Der Kläger führt auch hier an, dass eine Entschädigung gemäß § 198 Abs 2 Satz 2 GVG nur beansprucht werden kann, soweit nicht "nach den Umständen des Einzelfalles" eine Wiedergutmachung auf andere Weise gemäß § 198 Abs 4 GVG ausreichend ist. Er weist zudem darauf hin, dass sich eine Klärung der von ihm aufgeworfenen Frage nicht unmittelbar aus dem Gesetz ergibt. Eine Auseinandersetzung mit der höchstrichterlichen Rechtsprechung, die - wie oben unter I 1) a) aa) ausgeführt - im Anschluss an die Gesetzesmaterialien auch der Prozessleitung durch das Ausgangsgericht für die Frage nach der Entschädigung entweder in Geld oder auf andere Weise entscheidende Bedeutung beimisst (Senatsurteil vom 12.2.2015 - B 10 ÜG 7/14 R - SozR 4-1720 § 198 Nr 10 RdNr 43 ff; BFH Urteil vom 19.3.2014 - X K 8/13 - juris RdNr 35), lässt die Beschwerdebegründung dagegen nicht erkennen.
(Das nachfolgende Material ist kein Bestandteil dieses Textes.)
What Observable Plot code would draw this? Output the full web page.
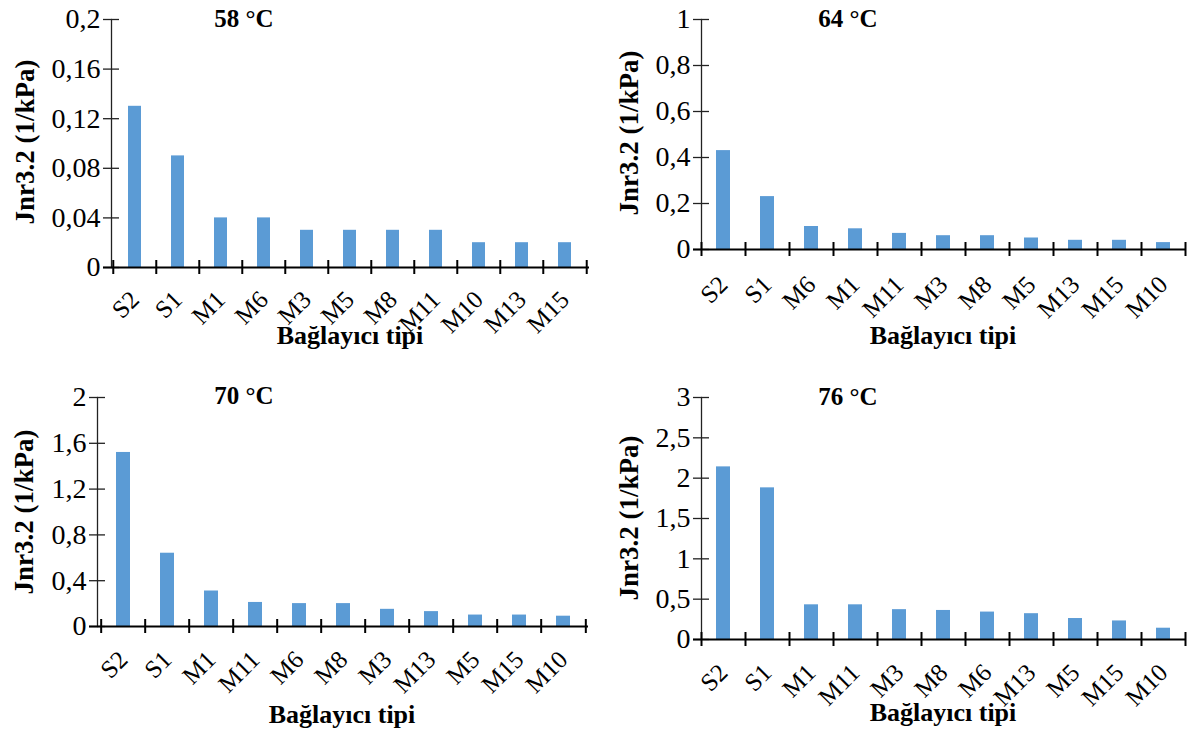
<!DOCTYPE html>
<html><head><meta charset="utf-8">
<script src="https://cdn.jsdelivr.net/npm/d3@7"></script>
<script src="https://cdn.jsdelivr.net/npm/@observablehq/plot@0.6"></script>
<style>
body{margin:0;background:#fff;}
#root{position:relative;width:1193px;height:740px;overflow:hidden;}
#root svg{position:absolute;}
</style></head><body><div id="root"></div>
<script>
// ---- data ----
const cats58 = ["S2","S1","M1","M6","M3","M5","M8","M11","M10","M13","M15"];
const vals58 = [0.13,0.09,0.04,0.04,0.03,0.03,0.03,0.03,0.02,0.02,0.02];
const ticks58 = [0,0.04,0.08,0.12,0.16,0.2];

const cats64 = ["S2","S1","M6","M1","M11","M3","M8","M5","M13","M15","M10"];
const vals64 = [0.43,0.23,0.10,0.09,0.07,0.06,0.06,0.05,0.04,0.04,0.03];
const ticks64 = [0,0.2,0.4,0.6,0.8,1];

const cats70 = ["S2","S1","M1","M11","M6","M8","M3","M13","M5","M15","M10"];
const vals70 = [1.52,0.64,0.31,0.21,0.20,0.20,0.15,0.13,0.10,0.10,0.09];
const ticks70 = [0,0.4,0.8,1.2,1.6,2];

const cats76 = ["S2","S1","M1","M11","M3","M8","M6","M13","M5","M15","M10"];
const vals76 = [2.14,1.88,0.43,0.43,0.37,0.36,0.34,0.32,0.26,0.23,0.14];
const ticks76 = [0,0.5,1,1.5,2,2.5,3];

const titles = ["58 °C","64 °C","70 °C","76 °C"];
const yLabel = "Jnr3.2 (1/kPa)";
const xLabel = "Bağlayıcı tipi";

// ---- layout ----
const panels = [
  {cats:cats58, vals:vals58, ticks:ticks58, title:titles[0], left:0, top:0, width:600, height:360, ml:111, mr:11, mt:19, mb:93,
   tx:244, ty:27, yx:25, yy:142, xx:350, xy:344, pad:28},
  {cats:cats64, vals:vals64, ticks:ticks64, title:titles[1], left:600, top:0, width:593, height:360, ml:101, mr:8, mt:19, mb:111,
   tx:848, ty:27, yx:629, yy:133, xx:943, xy:344, pad:31},
  {cats:cats70, vals:vals70, ticks:ticks70, title:titles[2], left:0, top:370, width:600, height:370, ml:97, mr:12, mt:27, mb:114,
   tx:244, ty:404, yx:24, yy:512, xx:342, xy:723, pad:29},
  {cats:cats76, vals:vals76, ticks:ticks76, title:titles[3], left:600, top:370, width:593, height:370, ml:101, mr:8, mt:27, mb:101,
   tx:848, ty:405, yx:629, yy:518, xx:943, xy:721, pad:29}
];

const root = document.getElementById("root");
const fmt = d => String(d).replace(".", ",");
const FONT = "'Liberation Serif','Times New Roman',serif";

for (const p of panels) {
  const data = p.cats.map((c, i) => ({cat: c, v: p.vals[i]}));
  const step = (p.width - p.ml - p.mr) / p.cats.length;
  const chart = Plot.plot({
    width: p.width, height: p.height,
    marginLeft: p.ml, marginRight: p.mr, marginTop: p.mt, marginBottom: p.mb,
    style: {fontFamily: FONT, background: "transparent", overflow: "visible"},
    x: {domain: p.cats, paddingInner: 0.69, paddingOuter: 0.345, label: null, axis: null},
    y: {domain: [0, p.ticks[p.ticks.length - 1]], label: null, axis: null},
    marks: [
      Plot.barY(data, {x: "cat", y: "v", fill: "#5B9BD5"}),
      Plot.frame({anchor: "left", stroke: "#222", strokeWidth: 1.3}),
      // y tick marks crossing the axis
      Plot.axisY({ticks: p.ticks, tickSize: 16, dx: 8, tickFormat: () => "", stroke: "#222", strokeWidth: 1.3}),
      // y tick labels
      Plot.axisY({ticks: p.ticks, tickSize: 0, tickPadding: 11, tickFormat: fmt, fontSize: 28, fill: "#000"}),
      // x axis line
      Plot.ruleY([0], {stroke: "#000", strokeWidth: 2.2, insetLeft: -8}),
      // x tick marks at category boundaries
      Plot.axisX({tickSize: 14, dy: -7, dx: -step / 2, tickFormat: () => "", stroke: "#000", strokeWidth: 2}),
      Plot.axisX({ticks: [p.cats[p.cats.length - 1]], tickSize: 14, dy: -7, dx: step / 2, tickFormat: () => "", stroke: "#000", strokeWidth: 2}),
      // x tick labels
      Plot.axisX({tickSize: 0, tickPadding: p.pad, tickRotate: -45, fontSize: 25, fill: "#000"})
    ]
  });
  chart.style.left = p.left + "px";
  chart.style.top = p.top + "px";
  root.appendChild(chart);
}

// overlay for titles and axis titles
const svg = d3.select(root).append("svg")
  .attr("width", 1193).attr("height", 740)
  .style("left", "0px").style("top", "0px")
  .style("font-family", FONT).style("font-weight", "bold");
for (const p of panels) {
  svg.append("text").attr("x", p.tx).attr("y", p.ty).attr("text-anchor", "middle")
    .attr("font-size", 25).text(p.title);
  svg.append("text").attr("transform", `translate(${p.yx},${p.yy}) rotate(-90)`)
    .attr("text-anchor", "middle").attr("dominant-baseline", "central")
    .attr("font-size", 27).text(yLabel);
  svg.append("text").attr("x", p.xx).attr("y", p.xy).attr("text-anchor", "middle")
    .attr("font-size", 26).text(xLabel);
}
</script></body></html>
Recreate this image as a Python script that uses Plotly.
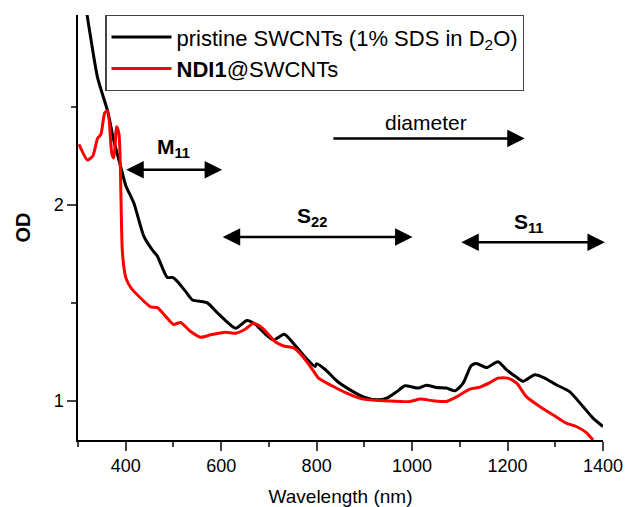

Vor diesem Hintergrund zeigt der Kläger nicht auf, welcher weitere Klärungsbedarf im Hinblick auf die von ihm formulierte Fragestellung noch bestehen sollte. Denn wie sich aus den vorgenannten Gesetzesmaterialien und insbesondere der zitierten Rechtsprechung des Senats und des BFH ergibt, kann die für die Entschädigung maßgebliche Frage, ob eine Wiedergutmachung auf andere Weise tatsächlich ausreichend ist, nur unter Abwägung aller Belange im Einzelfall beantwortet und entschieden werden, wozu ua regelmäßig auch die Prozessleitung durch das Ausgangsgericht gehört.
Von einer weiteren Begründung sieht der Senat ab (vgl § 160a Abs 4 Satz 2 Halbsatz 2 SGG).
2. Die Beschwerde ist somit ohne Zuziehung der ehrenamtlichen Richter zu verwerfen (§ 160a Abs 4 Satz 1 Halbsatz 2, § 169 Satz 2 und 3 SGG).
3. Die Kostenentscheidung ergibt sich aus § 197a Abs 1 Satz 1 Teilsatz 3 SGG iVm § 154 Abs 2 VwGO.
4. Die Streitwertfestsetzung beruht auf § 197a Abs 1 Satz 1 Teilsatz 1 SGG iVm § 47 Abs 1 Satz 1, § 52 Abs 1 und Abs 3 Satz 1, § 63 Abs 2 Satz 1 GKG.